== Work to complete ==
Leave out any picture and return the remaining listing below exactly as given.
————————
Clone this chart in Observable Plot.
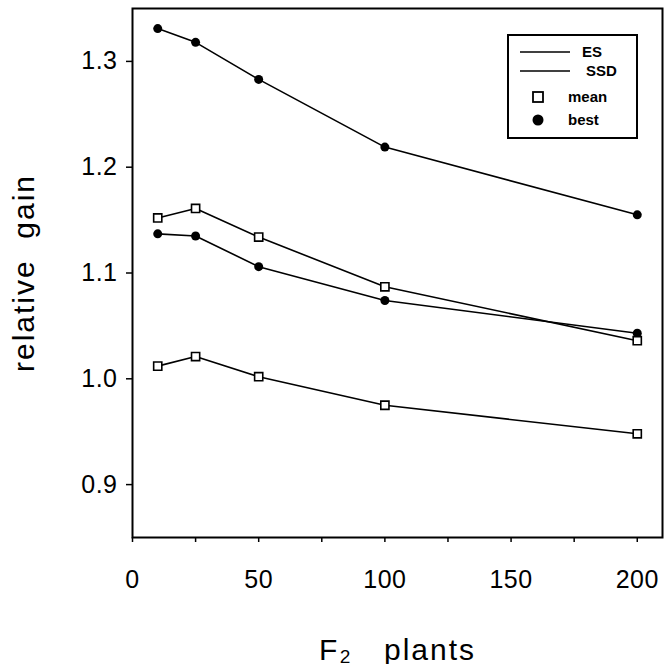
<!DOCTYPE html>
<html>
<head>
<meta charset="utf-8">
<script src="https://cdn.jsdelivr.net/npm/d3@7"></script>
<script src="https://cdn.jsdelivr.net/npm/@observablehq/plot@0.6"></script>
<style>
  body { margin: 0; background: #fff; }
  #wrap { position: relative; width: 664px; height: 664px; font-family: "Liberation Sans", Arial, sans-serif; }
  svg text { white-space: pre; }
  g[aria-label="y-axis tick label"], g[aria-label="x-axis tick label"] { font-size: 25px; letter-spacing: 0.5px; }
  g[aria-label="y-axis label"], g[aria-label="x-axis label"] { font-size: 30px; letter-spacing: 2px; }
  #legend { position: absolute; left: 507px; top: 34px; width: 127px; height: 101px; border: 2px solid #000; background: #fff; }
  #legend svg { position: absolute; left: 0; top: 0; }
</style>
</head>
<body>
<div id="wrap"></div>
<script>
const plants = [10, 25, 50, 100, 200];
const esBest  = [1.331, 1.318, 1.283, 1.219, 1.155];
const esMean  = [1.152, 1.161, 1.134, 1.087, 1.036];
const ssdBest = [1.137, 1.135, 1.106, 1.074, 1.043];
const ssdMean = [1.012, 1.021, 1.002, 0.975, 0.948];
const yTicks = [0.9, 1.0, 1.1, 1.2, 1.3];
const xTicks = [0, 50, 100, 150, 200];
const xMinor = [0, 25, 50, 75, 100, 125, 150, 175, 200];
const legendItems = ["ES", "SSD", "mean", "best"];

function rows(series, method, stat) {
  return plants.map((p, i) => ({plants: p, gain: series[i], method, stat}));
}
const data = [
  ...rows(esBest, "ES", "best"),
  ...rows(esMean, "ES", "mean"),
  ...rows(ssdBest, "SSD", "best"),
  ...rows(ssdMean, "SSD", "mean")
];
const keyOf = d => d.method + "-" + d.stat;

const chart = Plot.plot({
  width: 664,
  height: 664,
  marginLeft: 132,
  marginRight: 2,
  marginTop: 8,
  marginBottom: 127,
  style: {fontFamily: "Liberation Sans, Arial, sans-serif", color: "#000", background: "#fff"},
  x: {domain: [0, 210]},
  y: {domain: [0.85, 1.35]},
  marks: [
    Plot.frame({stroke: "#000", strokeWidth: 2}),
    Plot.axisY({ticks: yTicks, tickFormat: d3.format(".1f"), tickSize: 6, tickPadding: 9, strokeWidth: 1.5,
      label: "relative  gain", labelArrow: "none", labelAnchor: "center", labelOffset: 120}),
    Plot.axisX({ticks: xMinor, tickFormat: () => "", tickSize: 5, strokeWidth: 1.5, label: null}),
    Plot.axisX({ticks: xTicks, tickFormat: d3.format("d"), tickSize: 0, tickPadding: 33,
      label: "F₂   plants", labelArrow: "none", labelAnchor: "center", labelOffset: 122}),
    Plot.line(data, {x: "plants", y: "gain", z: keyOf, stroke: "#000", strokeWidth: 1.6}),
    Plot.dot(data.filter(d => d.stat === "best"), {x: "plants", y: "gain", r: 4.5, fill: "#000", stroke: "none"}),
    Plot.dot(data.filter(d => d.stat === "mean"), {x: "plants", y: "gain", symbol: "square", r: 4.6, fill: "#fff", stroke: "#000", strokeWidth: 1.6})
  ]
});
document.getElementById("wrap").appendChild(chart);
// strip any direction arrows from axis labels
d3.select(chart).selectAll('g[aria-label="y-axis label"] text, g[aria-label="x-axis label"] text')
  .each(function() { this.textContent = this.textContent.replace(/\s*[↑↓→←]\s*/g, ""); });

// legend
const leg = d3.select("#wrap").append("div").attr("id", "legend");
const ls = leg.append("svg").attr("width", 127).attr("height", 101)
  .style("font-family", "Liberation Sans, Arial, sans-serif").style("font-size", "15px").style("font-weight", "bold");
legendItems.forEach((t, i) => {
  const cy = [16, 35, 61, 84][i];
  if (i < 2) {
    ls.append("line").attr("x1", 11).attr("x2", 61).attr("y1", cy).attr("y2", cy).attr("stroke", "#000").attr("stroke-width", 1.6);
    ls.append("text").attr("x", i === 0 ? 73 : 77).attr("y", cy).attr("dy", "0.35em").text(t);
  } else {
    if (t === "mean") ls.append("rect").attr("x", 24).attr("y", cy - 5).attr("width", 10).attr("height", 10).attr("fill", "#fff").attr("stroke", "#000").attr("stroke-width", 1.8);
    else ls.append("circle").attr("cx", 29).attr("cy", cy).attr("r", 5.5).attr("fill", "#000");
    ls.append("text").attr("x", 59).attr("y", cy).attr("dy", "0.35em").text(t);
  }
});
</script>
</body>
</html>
————————
== Solution to this problem ==
Clone this chart in Observable Plot.
<!DOCTYPE html>
<html>
<head>
<meta charset="utf-8">
<script src="https://cdn.jsdelivr.net/npm/d3@7"></script>
<script src="https://cdn.jsdelivr.net/npm/@observablehq/plot@0.6"></script>
<style>
  body { margin: 0; background: #fff; }
  #wrap { position: relative; width: 664px; height: 664px; font-family: "Liberation Sans", Arial, sans-serif; }
  svg text { white-space: pre; }
  g[aria-label="y-axis tick label"], g[aria-label="x-axis tick label"] { font-size: 25px; letter-spacing: 0.5px; }
  g[aria-label="y-axis label"], g[aria-label="x-axis label"] { font-size: 30px; letter-spacing: 2px; }
  #legend { position: absolute; left: 507px; top: 34px; width: 127px; height: 101px; border: 2px solid #000; background: #fff; }
  #legend svg { position: absolute; left: 0; top: 0; }
</style>
</head>
<body>
<div id="wrap"></div>
<script>
const plants = [10, 25, 50, 100, 200];
const esBest  = [1.331, 1.318, 1.283, 1.219, 1.155];
const esMean  = [1.152, 1.161, 1.134, 1.087, 1.036];
const ssdBest = [1.137, 1.135, 1.106, 1.074, 1.043];
const ssdMean = [1.012, 1.021, 1.002, 0.975, 0.948];
const yTicks = [0.9, 1.0, 1.1, 1.2, 1.3];
const xTicks = [0, 50, 100, 150, 200];
const xMinor = [0, 25, 50, 75, 100, 125, 150, 175, 200];
const legendItems = ["ES", "SSD", "mean", "best"];

function rows(series, method, stat) {
  return plants.map((p, i) => ({plants: p, gain: series[i], method, stat}));
}
const data = [
  ...rows(esBest, "ES", "best"),
  ...rows(esMean, "ES", "mean"),
  ...rows(ssdBest, "SSD", "best"),
  ...rows(ssdMean, "SSD", "mean")
];
const keyOf = d => d.method + "-" + d.stat;

const chart = Plot.plot({
  width: 664,
  height: 664,
  marginLeft: 132,
  marginRight: 2,
  marginTop: 8,
  marginBottom: 127,
  style: {fontFamily: "Liberation Sans, Arial, sans-serif", color: "#000", background: "#fff"},
  x: {domain: [0, 210]},
  y: {domain: [0.85, 1.35]},
  marks: [
    Plot.frame({stroke: "#000", strokeWidth: 2}),
    Plot.axisY({ticks: yTicks, tickFormat: d3.format(".1f"), tickSize: 6, tickPadding: 9, strokeWidth: 1.5,
      label: "relative  gain", labelArrow: "none", labelAnchor: "center", labelOffset: 120}),
    Plot.axisX({ticks: xMinor, tickFormat: () => "", tickSize: 5, strokeWidth: 1.5, label: null}),
    Plot.axisX({ticks: xTicks, tickFormat: d3.format("d"), tickSize: 0, tickPadding: 33,
      label: "F₂   plants", labelArrow: "none", labelAnchor: "center", labelOffset: 122}),
    Plot.line(data, {x: "plants", y: "gain", z: keyOf, stroke: "#000", strokeWidth: 1.6}),
    Plot.dot(data.filter(d => d.stat === "best"), {x: "plants", y: "gain", r: 4.5, fill: "#000", stroke: "none"}),
    Plot.dot(data.filter(d => d.stat === "mean"), {x: "plants", y: "gain", symbol: "square", r: 4.6, fill: "#fff", stroke: "#000", strokeWidth: 1.6})
  ]
});
document.getElementById("wrap").appendChild(chart);
// strip any direction arrows from axis labels
d3.select(chart).selectAll('g[aria-label="y-axis label"] text, g[aria-label="x-axis label"] text')
  .each(function() { this.textContent = this.textContent.replace(/\s*[↑↓→←]\s*/g, ""); });

// legend
const leg = d3.select("#wrap").append("div").attr("id", "legend");
const ls = leg.append("svg").attr("width", 127).attr("height", 101)
  .style("font-family", "Liberation Sans, Arial, sans-serif").style("font-size", "15px").style("font-weight", "bold");
legendItems.forEach((t, i) => {
  const cy = [16, 35, 61, 84][i];
  if (i < 2) {
    ls.append("line").attr("x1", 11).attr("x2", 61).attr("y1", cy).attr("y2", cy).attr("stroke", "#000").attr("stroke-width", 1.6);
    ls.append("text").attr("x", i === 0 ? 73 : 77).attr("y", cy).attr("dy", "0.35em").text(t);
  } else {
    if (t === "mean") ls.append("rect").attr("x", 24).attr("y", cy - 5).attr("width", 10).attr("height", 10).attr("fill", "#fff").attr("stroke", "#000").attr("stroke-width", 1.8);
    else ls.append("circle").attr("cx", 29).attr("cy", cy).attr("r", 5.5).attr("fill", "#000");
    ls.append("text").attr("x", 59).attr("y", cy).attr("dy", "0.35em").text(t);
  }
});
</script>
</body>
</html>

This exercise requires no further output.